## EXERCISE DIRECTIONS
Skip any picture you find and retype all the remaining lines exactly.

══ DATA SHOWN ══

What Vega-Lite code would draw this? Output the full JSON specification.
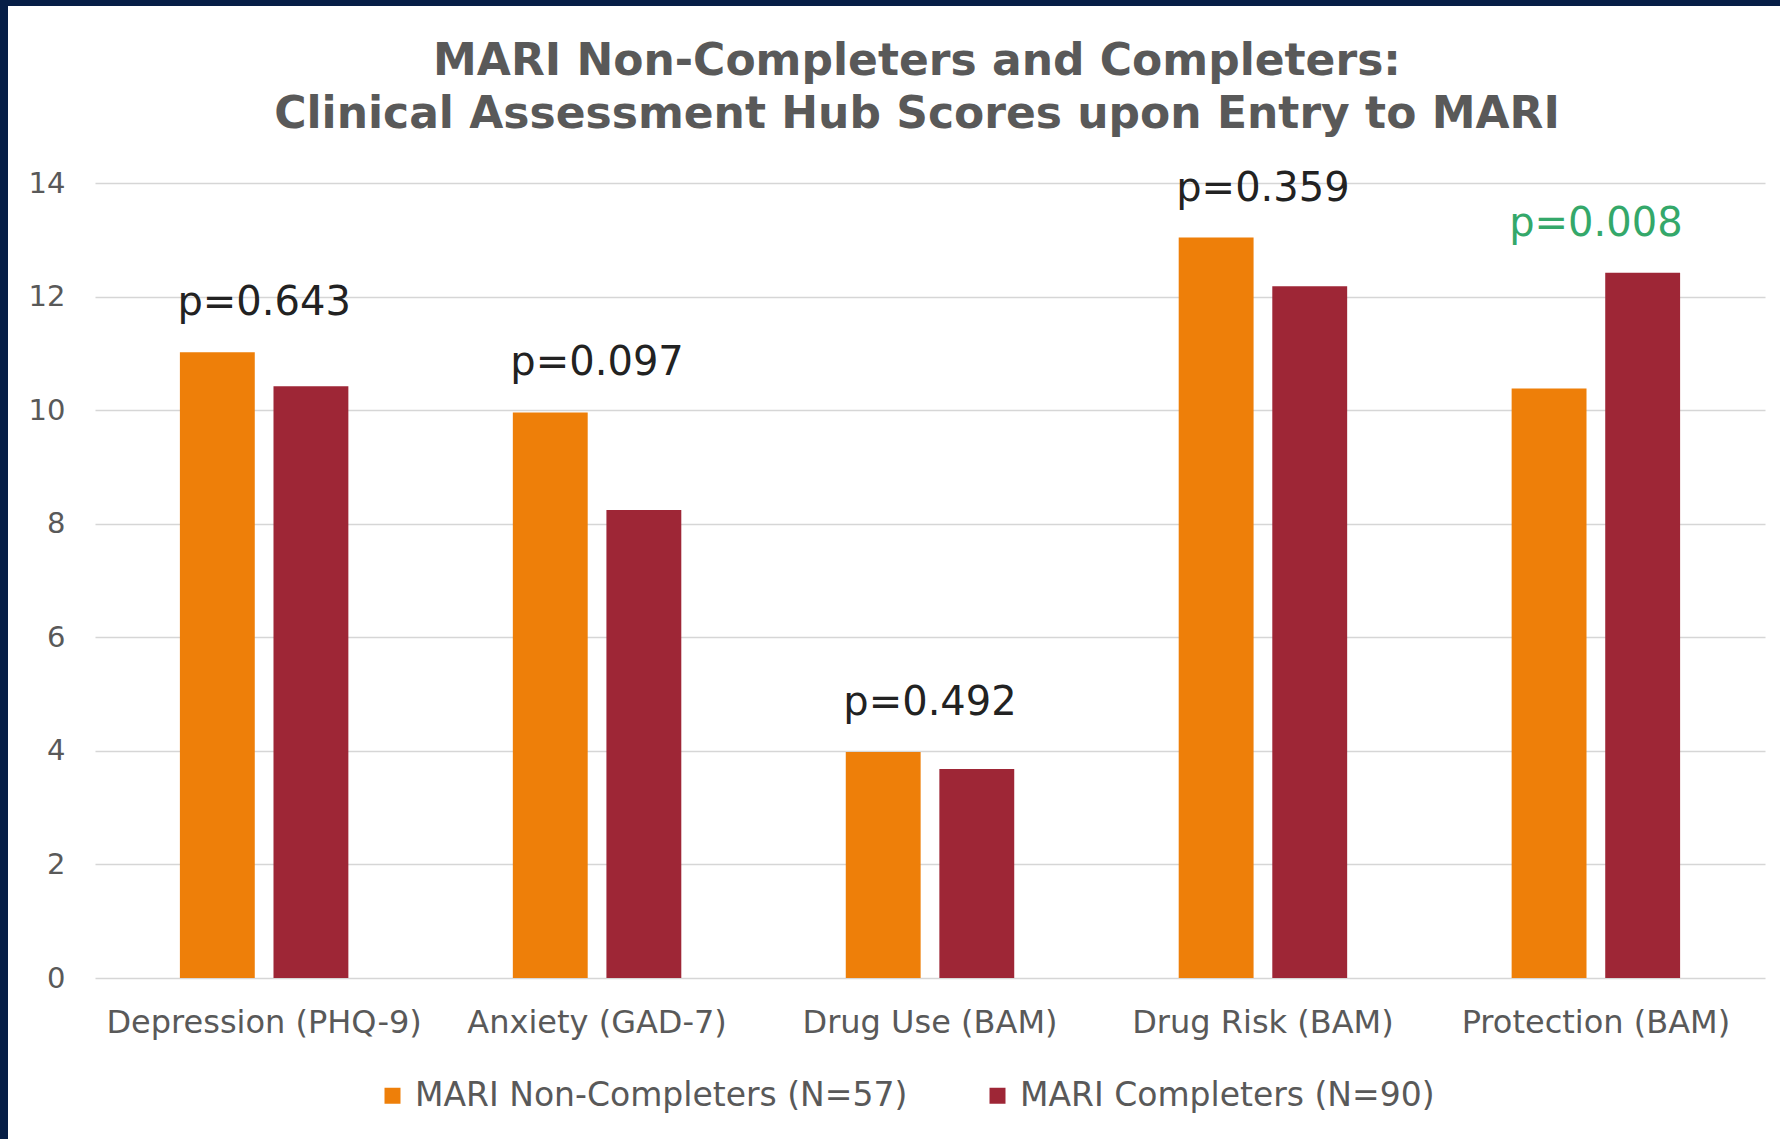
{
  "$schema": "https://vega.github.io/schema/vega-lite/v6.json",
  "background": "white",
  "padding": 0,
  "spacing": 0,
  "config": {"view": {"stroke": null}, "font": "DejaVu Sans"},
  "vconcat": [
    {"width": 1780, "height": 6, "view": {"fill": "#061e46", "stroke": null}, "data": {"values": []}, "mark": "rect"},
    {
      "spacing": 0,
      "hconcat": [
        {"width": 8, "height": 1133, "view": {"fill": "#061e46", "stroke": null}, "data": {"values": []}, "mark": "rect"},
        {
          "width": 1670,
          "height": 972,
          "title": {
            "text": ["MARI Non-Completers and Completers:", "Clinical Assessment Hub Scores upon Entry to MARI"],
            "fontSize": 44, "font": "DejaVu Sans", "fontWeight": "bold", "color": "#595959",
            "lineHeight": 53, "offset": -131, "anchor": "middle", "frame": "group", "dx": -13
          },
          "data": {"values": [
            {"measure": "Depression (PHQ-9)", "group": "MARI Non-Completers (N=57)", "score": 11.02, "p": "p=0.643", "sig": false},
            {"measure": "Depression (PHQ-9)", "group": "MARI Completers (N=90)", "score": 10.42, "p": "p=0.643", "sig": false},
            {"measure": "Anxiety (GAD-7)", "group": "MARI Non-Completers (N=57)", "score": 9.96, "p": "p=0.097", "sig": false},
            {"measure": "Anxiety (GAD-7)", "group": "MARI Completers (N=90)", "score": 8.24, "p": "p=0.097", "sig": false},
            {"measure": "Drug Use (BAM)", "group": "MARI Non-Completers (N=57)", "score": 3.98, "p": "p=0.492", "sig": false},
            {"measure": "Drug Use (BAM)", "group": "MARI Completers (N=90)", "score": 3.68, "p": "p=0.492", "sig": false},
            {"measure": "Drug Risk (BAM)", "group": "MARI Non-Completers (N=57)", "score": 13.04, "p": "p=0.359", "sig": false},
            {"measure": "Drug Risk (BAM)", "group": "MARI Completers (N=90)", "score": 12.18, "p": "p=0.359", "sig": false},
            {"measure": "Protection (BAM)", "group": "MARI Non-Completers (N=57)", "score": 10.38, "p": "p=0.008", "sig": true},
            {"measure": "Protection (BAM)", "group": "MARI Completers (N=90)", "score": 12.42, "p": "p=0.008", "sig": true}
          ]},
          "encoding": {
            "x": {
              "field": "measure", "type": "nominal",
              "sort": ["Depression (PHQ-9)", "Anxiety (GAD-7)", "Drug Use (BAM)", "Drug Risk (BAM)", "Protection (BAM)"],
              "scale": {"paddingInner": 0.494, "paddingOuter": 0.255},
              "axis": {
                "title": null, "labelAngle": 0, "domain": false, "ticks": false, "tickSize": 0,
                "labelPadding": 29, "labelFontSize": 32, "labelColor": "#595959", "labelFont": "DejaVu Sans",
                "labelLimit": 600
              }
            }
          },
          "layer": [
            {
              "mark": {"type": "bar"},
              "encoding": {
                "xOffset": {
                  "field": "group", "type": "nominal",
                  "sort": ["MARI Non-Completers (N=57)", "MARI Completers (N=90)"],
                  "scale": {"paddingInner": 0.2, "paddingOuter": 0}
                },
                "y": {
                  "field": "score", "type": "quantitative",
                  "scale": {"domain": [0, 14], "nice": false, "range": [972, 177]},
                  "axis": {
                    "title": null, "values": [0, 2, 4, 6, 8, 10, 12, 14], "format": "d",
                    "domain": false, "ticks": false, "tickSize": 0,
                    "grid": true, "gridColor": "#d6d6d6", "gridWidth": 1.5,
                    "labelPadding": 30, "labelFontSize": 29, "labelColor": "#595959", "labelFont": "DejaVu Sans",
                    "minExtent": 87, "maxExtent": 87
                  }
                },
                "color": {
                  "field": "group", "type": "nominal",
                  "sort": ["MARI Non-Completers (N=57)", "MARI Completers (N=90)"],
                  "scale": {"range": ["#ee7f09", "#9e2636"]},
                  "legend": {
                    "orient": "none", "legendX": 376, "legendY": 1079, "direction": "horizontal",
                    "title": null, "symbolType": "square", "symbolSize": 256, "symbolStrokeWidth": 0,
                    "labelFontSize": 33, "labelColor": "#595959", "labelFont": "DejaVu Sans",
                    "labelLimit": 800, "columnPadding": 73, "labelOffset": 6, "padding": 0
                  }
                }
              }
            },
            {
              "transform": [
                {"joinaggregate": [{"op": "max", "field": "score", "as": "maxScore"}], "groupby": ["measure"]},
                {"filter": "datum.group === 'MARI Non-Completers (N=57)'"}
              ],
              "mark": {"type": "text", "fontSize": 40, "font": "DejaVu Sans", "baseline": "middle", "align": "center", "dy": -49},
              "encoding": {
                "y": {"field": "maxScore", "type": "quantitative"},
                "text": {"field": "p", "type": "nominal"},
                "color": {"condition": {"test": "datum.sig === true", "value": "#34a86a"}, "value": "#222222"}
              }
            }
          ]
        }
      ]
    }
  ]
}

═══

## RESPONSE
What Vega-Lite code would draw this? Output the full JSON specification.
{
  "$schema": "https://vega.github.io/schema/vega-lite/v6.json",
  "background": "white",
  "padding": 0,
  "spacing": 0,
  "config": {"view": {"stroke": null}, "font": "DejaVu Sans"},
  "vconcat": [
    {"width": 1780, "height": 6, "view": {"fill": "#061e46", "stroke": null}, "data": {"values": []}, "mark": "rect"},
    {
      "spacing": 0,
      "hconcat": [
        {"width": 8, "height": 1133, "view": {"fill": "#061e46", "stroke": null}, "data": {"values": []}, "mark": "rect"},
        {
          "width": 1670,
          "height": 972,
          "title": {
            "text": ["MARI Non-Completers and Completers:", "Clinical Assessment Hub Scores upon Entry to MARI"],
            "fontSize": 44, "font": "DejaVu Sans", "fontWeight": "bold", "color": "#595959",
            "lineHeight": 53, "offset": -131, "anchor": "middle", "frame": "group", "dx": -13
          },
          "data": {"values": [
            {"measure": "Depression (PHQ-9)", "group": "MARI Non-Completers (N=57)", "score": 11.02, "p": "p=0.643", "sig": false},
            {"measure": "Depression (PHQ-9)", "group": "MARI Completers (N=90)", "score": 10.42, "p": "p=0.643", "sig": false},
            {"measure": "Anxiety (GAD-7)", "group": "MARI Non-Completers (N=57)", "score": 9.96, "p": "p=0.097", "sig": false},
            {"measure": "Anxiety (GAD-7)", "group": "MARI Completers (N=90)", "score": 8.24, "p": "p=0.097", "sig": false},
            {"measure": "Drug Use (BAM)", "group": "MARI Non-Completers (N=57)", "score": 3.98, "p": "p=0.492", "sig": false},
            {"measure": "Drug Use (BAM)", "group": "MARI Completers (N=90)", "score": 3.68, "p": "p=0.492", "sig": false},
            {"measure": "Drug Risk (BAM)", "group": "MARI Non-Completers (N=57)", "score": 13.04, "p": "p=0.359", "sig": false},
            {"measure": "Drug Risk (BAM)", "group": "MARI Completers (N=90)", "score": 12.18, "p": "p=0.359", "sig": false},
            {"measure": "Protection (BAM)", "group": "MARI Non-Completers (N=57)", "score": 10.38, "p": "p=0.008", "sig": true},
            {"measure": "Protection (BAM)", "group": "MARI Completers (N=90)", "score": 12.42, "p": "p=0.008", "sig": true}
          ]},
          "encoding": {
            "x": {
              "field": "measure", "type": "nominal",
              "sort": ["Depression (PHQ-9)", "Anxiety (GAD-7)", "Drug Use (BAM)", "Drug Risk (BAM)", "Protection (BAM)"],
              "scale": {"paddingInner": 0.494, "paddingOuter": 0.255},
              "axis": {
                "title": null, "labelAngle": 0, "domain": false, "ticks": false, "tickSize": 0,
                "labelPadding": 29, "labelFontSize": 32, "labelColor": "#595959", "labelFont": "DejaVu Sans",
                "labelLimit": 600
              }
            }
          },
          "layer": [
            {
              "mark": {"type": "bar"},
              "encoding": {
                "xOffset": {
                  "field": "group", "type": "nominal",
                  "sort": ["MARI Non-Completers (N=57)", "MARI Completers (N=90)"],
                  "scale": {"paddingInner": 0.2, "paddingOuter": 0}
                },
                "y": {
                  "field": "score", "type": "quantitative",
                  "scale": {"domain": [0, 14], "nice": false, "range": [972, 177]},
                  "axis": {
                    "title": null, "values": [0, 2, 4, 6, 8, 10, 12, 14], "format": "d",
                    "domain": false, "ticks": false, "tickSize": 0,
                    "grid": true, "gridColor": "#d6d6d6", "gridWidth": 1.5,
                    "labelPadding": 30, "labelFontSize": 29, "labelColor": "#595959", "labelFont": "DejaVu Sans",
                    "minExtent": 87, "maxExtent": 87
                  }
                },
                "color": {
                  "field": "group", "type": "nominal",
                  "sort": ["MARI Non-Completers (N=57)", "MARI Completers (N=90)"],
                  "scale": {"range": ["#ee7f09", "#9e2636"]},
                  "legend": {
                    "orient": "none", "legendX": 376, "legendY": 1079, "direction": "horizontal",
                    "title": null, "symbolType": "square", "symbolSize": 256, "symbolStrokeWidth": 0,
                    "labelFontSize": 33, "labelColor": "#595959", "labelFont": "DejaVu Sans",
                    "labelLimit": 800, "columnPadding": 73, "labelOffset": 6, "padding": 0
                  }
                }
              }
            },
            {
              "transform": [
                {"joinaggregate": [{"op": "max", "field": "score", "as": "maxScore"}], "groupby": ["measure"]},
                {"filter": "datum.group === 'MARI Non-Completers (N=57)'"}
              ],
              "mark": {"type": "text", "fontSize": 40, "font": "DejaVu Sans", "baseline": "middle", "align": "center", "dy": -49},
              "encoding": {
                "y": {"field": "maxScore", "type": "quantitative"},
                "text": {"field": "p", "type": "nominal"},
                "color": {"condition": {"test": "datum.sig === true", "value": "#34a86a"}, "value": "#222222"}
              }
            }
          ]
        }
      ]
    }
  ]
}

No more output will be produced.